Przypomniał, że żołnierze generała Maczka, walcząc w II wojnie światowej, przeszli przez pół Europy i po wielu walkach i długiej tułaczce oddali w Normandii życie za Francję. Po ich losie widać, że warto w porę reagować na wszystkie zagrożenia dla wolności, zagrożenia dla niepodległości, bo reakcja nie w porę, spóźniona, powoduje, że zawsze wiążą się z tym o wiele, wiele większe koszty - podkreślił.

Hołd dla ofiar nazizmu i zobowiązanie pokoju dla przywódców

W czasie głównych międzynarodowych uroczystości rocznicowych na plaży Sword w Ouistreham Francois Hollande złożył hołd aliantom, Armii Czerwonej i "wszystkim ofiarom nazizmu". Podkreślił, że przywódcy są zobowiązani do wysiłków na rzecz pokoju na świecie.

Pochylamy głowy przed wszystkimi ofiarami nazizmu - mówił. 6 czerwca 1944 roku zdecydował się los ludzkości - dodał.

Złożył również hołd Armii Czerwonej i przypomniał "decydujący wkład" oraz ofiarę ludzi dawnego Związku Radzieckiego dla wspólnego zwycięstwa.

Chcę wspomnieć również odwagę Niemców, także będących ofiarami nazizmu, wplątanych w wojnę, która nie była ich - zadeklarował Hollande.

W obrazowym, trwającym ponad 20 minut przemówieniu francuski prezydent określił wydarzenia sprzed 70 lat mianem "piekła ognia i stali". Wezwał do wpisania plaż w Normandii na listę światowego dziedzictwa UNESCO.

Kończąc przemówienie prezydent wezwał do budowania wolnego świata i "dotrzymania obietnicy napisanej krwią walczących".  

20 zachodnich przywódców, blisko 2 tys. kombatantów

W obchodach 70. rocznicy D-Day, największej operacji desantowej aliantów podczas II wojny światowej, wzięło udział około 20 zachodnich przywódców, w tym prezydent USA Barack Obama, prezydent RP Bronisław Komorowski, kanclerz Niemiec Angela Merkel, brytyjska królowa Elżbieta II, a także prezydent Rosji Władimir Putin.

Główne międzynarodowe uroczystości odbyły się w Ouistreham, gdzie na terenie o wielkości prawie 15 boisk do piłki nożnej specjalnie na tę okazję wybudowano cztery trybuny.

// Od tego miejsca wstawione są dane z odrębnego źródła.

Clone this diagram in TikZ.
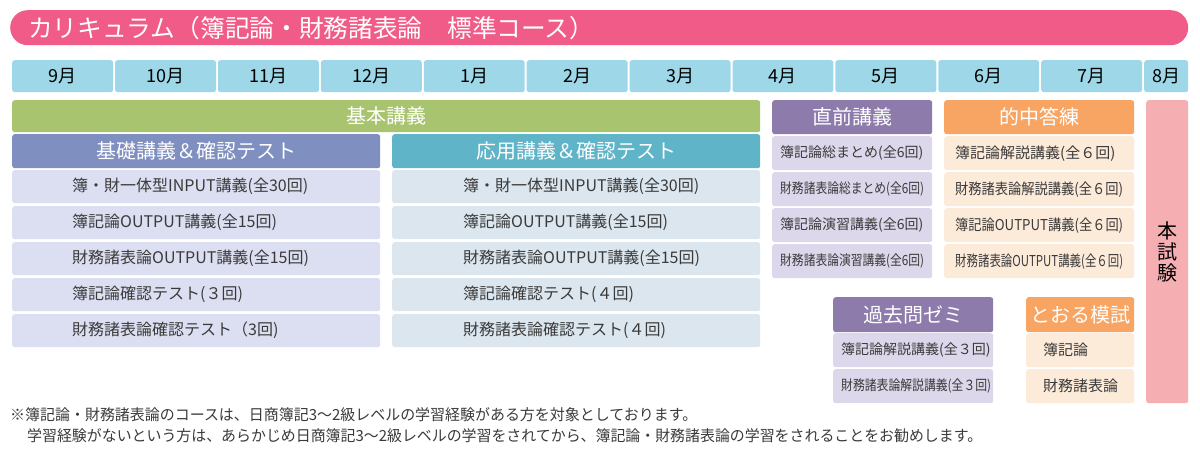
\documentclass[tikz,border=0pt]{standalone}
\usepackage{fontspec}
\setmainfont{Noto Sans CJK JP}
\usepackage{graphicx}
\usetikzlibrary{positioning}

\definecolor{titlepink}{HTML}{F05B88}
\definecolor{monthblue}{HTML}{9DD7E8}
\definecolor{basegreen}{HTML}{A8C46E}
\definecolor{kisohead}{HTML}{7F8FC0}
\definecolor{kisoitem}{HTML}{DCDFF1}
\definecolor{oyohead}{HTML}{5FB4C8}
\definecolor{oyoitem}{HTML}{DBE6EE}
\definecolor{chokuhead}{HTML}{8D7BAB}
\definecolor{chokuitem}{HTML}{DCD7EA}
\definecolor{tekihead}{HTML}{F8A564}
\definecolor{tekiitem}{HTML}{FDEBDA}
\definecolor{honpink}{HTML}{F5AEB2}
\definecolor{itemtext}{HTML}{3A3A3A}

% squeeze a text to a width, only if it is wider
\newsavebox\fitbox
\newlength\fitht
\newcommand{\fitw}[2]{\sbox\fitbox{#2}\setlength\fitht{\ht\fitbox}%
  \ifdim\wd\fitbox>#1\relax\resizebox{#1}{\fitht}{\usebox\fitbox}\else\usebox\fitbox\fi}

\tikzset{
  box/.style={rectangle, rounded corners=2.5pt, inner sep=0pt, anchor=north west},
  head/.style={box, text=white, font=\fontsize{20}{20}\selectfont},
  month/.style={box, fill=monthblue, minimum height=32pt, font=\fontsize{18}{18}\selectfont},
  itemtxt/.style={anchor=west, inner sep=0pt, text=itemtext},
}

\begin{document}
\begin{tikzpicture}[x=1pt,y=-1pt]
  \useasboundingbox (0,0) rectangle (1200,462);
  % title
  \node[box, fill=titlepink, rounded corners=17.5pt, minimum width=1178pt, minimum height=35pt] (title) at (10,10) {};
  \node[anchor=west, inner sep=0pt, text=white, font=\fontsize{24.7}{25}\selectfont] (titletxt) at ([xshift=18pt]title.west) {カリキュラム（簿記論・財務諸表論　標準コース）};
  % months
  \foreach \m [count=\i from 0] in {9,10,11,12,1,2,3,4,5,6,7}
    \node[month, minimum width=100.9pt] (m\m) at (12+\i*102.9,60) {\m 月};
  \node[month, minimum width=44pt] (m8) at (1144,60) {8月};
  % basic lectures
  \node[head, fill=basegreen, minimum width=748pt, minimum height=32pt] (kihon) at (12,100) {基本講義};
  \node[head, fill=kisohead, minimum width=368pt, minimum height=34pt] (kiso) at (12,134) {基礎講義＆確認テスト};
  \node[head, fill=oyohead, minimum width=368pt, minimum height=34pt] (oyo) at (392,134) {応用講義＆確認テスト};
  \foreach \t [count=\i] in {簿・財一体型INPUT講義(全30回), 簿記論OUTPUT講義(全15回), 財務諸表論OUTPUT講義(全15回), 簿記論確認テスト(３回), 財務諸表論確認テスト（3回)}{
    \node[box, fill=kisoitem, minimum width=368pt, minimum height=33pt] (kiso\i) at (12,134+\i*36) {};
    \node[itemtxt, font=\fontsize{16}{16}\selectfont] (kisotxt\i) at ([xshift=60pt]kiso\i.west) {\t};
  }
  \foreach \t [count=\i] in {簿・財一体型INPUT講義(全30回), 簿記論OUTPUT講義(全15回), 財務諸表論OUTPUT講義(全15回), 簿記論確認テスト(４回), 財務諸表論確認テスト(４回)}{
    \node[box, fill=oyoitem, minimum width=368pt, minimum height=33pt] (oyo\i) at (392,134+\i*36) {};
    \node[itemtxt, font=\fontsize{16}{16}\selectfont] (oyotxt\i) at ([xshift=71pt]oyo\i.west) {\t};
  }
  % final lectures
  \node[head, fill=chokuhead, minimum width=160pt, minimum height=34pt] (choku) at (772,100) {直前講義};
  \foreach \t [count=\i] in {簿記論総まとめ(全6回), 財務諸表論総まとめ(全6回), 簿記論演習講義(全6回), 財務諸表論演習講義(全6回)}{
    \node[box, fill=chokuitem, minimum width=160pt, minimum height=34pt] (choku\i) at (772,100+\i*36) {};
    \node[itemtxt, font=\fontsize{14}{14}\selectfont] (chokutxt\i) at ([xshift=8pt]choku\i.west) {\fitw{144pt}{\t}};
  }
  \node[head, fill=tekihead, minimum width=190pt, minimum height=34pt] (teki) at (944,100) {的中答練};
  \foreach \t [count=\i] in {簿記論解説講義(全６回), 財務諸表論解説講義(全６回), 簿記論OUTPUT講義(全６回), 財務諸表論OUTPUT講義(全６回)}{
    \node[box, fill=tekiitem, minimum width=190pt, minimum height=34pt] (teki\i) at (944,100+\i*36) {};
    \node[itemtxt, font=\fontsize{15}{15}\selectfont] (tekitxt\i) at ([xshift=11pt]teki\i.west) {\fitw{168pt}{\t}};
  }
  % past exams and mock exam
  \node[head, fill=chokuhead, minimum width=160pt, minimum height=35pt] (kako) at (833,297) {過去問ゼミ};
  \foreach \t [count=\i] in {簿記論解説講義(全３回), 財務諸表論解説講義(全３回)}{
    \node[box, fill=chokuitem, minimum width=160pt, minimum height=34pt] (kako\i) at (833,297+\i*36) {};
    \node[itemtxt, font=\fontsize{14}{14}\selectfont] (kakotxt\i) at ([xshift=8pt]kako\i.west) {\fitw{150pt}{\t}};
  }
  \node[head, fill=tekihead, minimum width=108pt, minimum height=35pt] (moshi) at (1026,297) {とおる模試};
  \foreach \t [count=\i] in {簿記論, 財務諸表論}{
    \node[box, fill=tekiitem, minimum width=108pt, minimum height=34pt] (moshi\i) at (1026,297+\i*36) {};
    \node[itemtxt, font=\fontsize{15}{15}\selectfont] (moshitxt\i) at ([xshift=17pt]moshi\i.west) {\t};
  }
  % exam
  \node[box, fill=honpink, minimum width=42pt, minimum height=303pt, align=center, font=\fontsize{20}{21}\selectfont] (honshiken) at (1146,100) {本\\試\\験};
  % note
  \node[itemtxt, font=\fontsize{15.3}{15.3}\selectfont] (note1) at (10,415) {\fitw{687pt}{※簿記論・財務諸表論のコースは、日商簿記3～2級レベルの学習経験がある方を対象としております。}};
  \node[itemtxt, font=\fontsize{15.3}{15.3}\selectfont] (note2) at (27,436) {\fitw{955pt}{学習経験がないという方は、あらかじめ日商簿記3～2級レベルの学習をされてから、簿記論・財務諸表論の学習をされることをお勧めします。}};
\end{tikzpicture}
\end{document}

Miały one pomieścić 9 tys. gości, w tym ok. 1,8 tys. kombatantów.

W składającym się z czterech aktów spektaklu przypominającym o wydarzeniach sprzed 70 lat wzięło udział kilkuset artystów. 

Rankiem 6 czerwca 1944 roku ok. 130 tys. żołnierzy wojsk sprzymierzonych wylądowało w Normandii. Pod koniec lipca 1944 roku aliantów było tam już 1,5 miliona.

Straty po obu stronach przekroczyły 250 tys. zabitych i zaginionych. Dziesiątki tysięcy ofiar walk spoczywają na 26 cmentarzach wojskowych - amerykańskich, brytyjskich, niemieckich, kanadyjskich i polskich.